A key plot device in the film is the mom's diary. Before it totally took her over, the mother wrote about how the evil presence wanted her husband's soul. This is a dark and wicked film. There is no hope. There is no light at the end of the tunnel. No one gets a happy ending. Much like his previous film, "The Strangers" (2008), the director doesn't let his family escape this film in one piece. Good cast of tortured faces, world weary and almost broken. Perfect candidates for an evil to overwhelm. And as the film goes, these folks (especially the son and daughter) increasingly deteriorate. They never had a chance. 

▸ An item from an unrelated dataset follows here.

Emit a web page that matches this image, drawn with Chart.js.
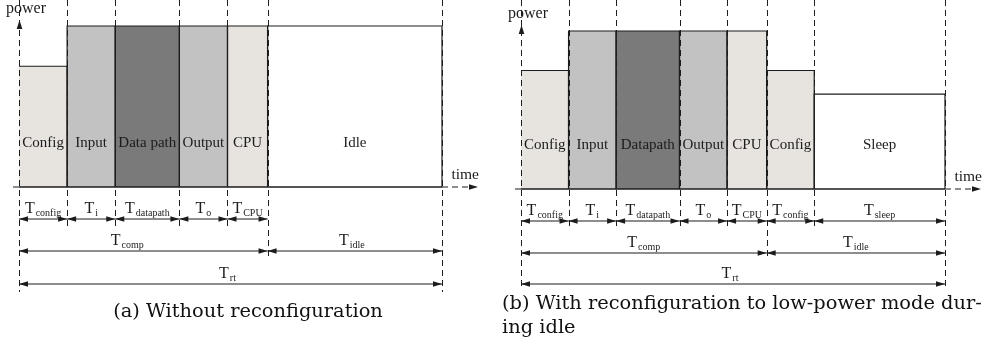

The rural landscape is as sad and lonely as the characters. I could feel the dead autumnal air as the brother and sister survey a large swath of land littered with brutalized sheep and goats seemingly torn apart by the tasmanian devil spinning through the herd. 4/5







I just got to say: Berkeley as the priest is damned creepy and there is just something about reading from a diary after the author has killed herself that is also so eerie. What she talks about ultimately rings true, even though she was an atheist, with unbelieving children also unfortunately experiencing what she did. And Berkeley as supposedly a figure of God's presence, proved to be yet another way the evil toys with them, re-emerging later that night, certainly puts the button on just what they are dealing with.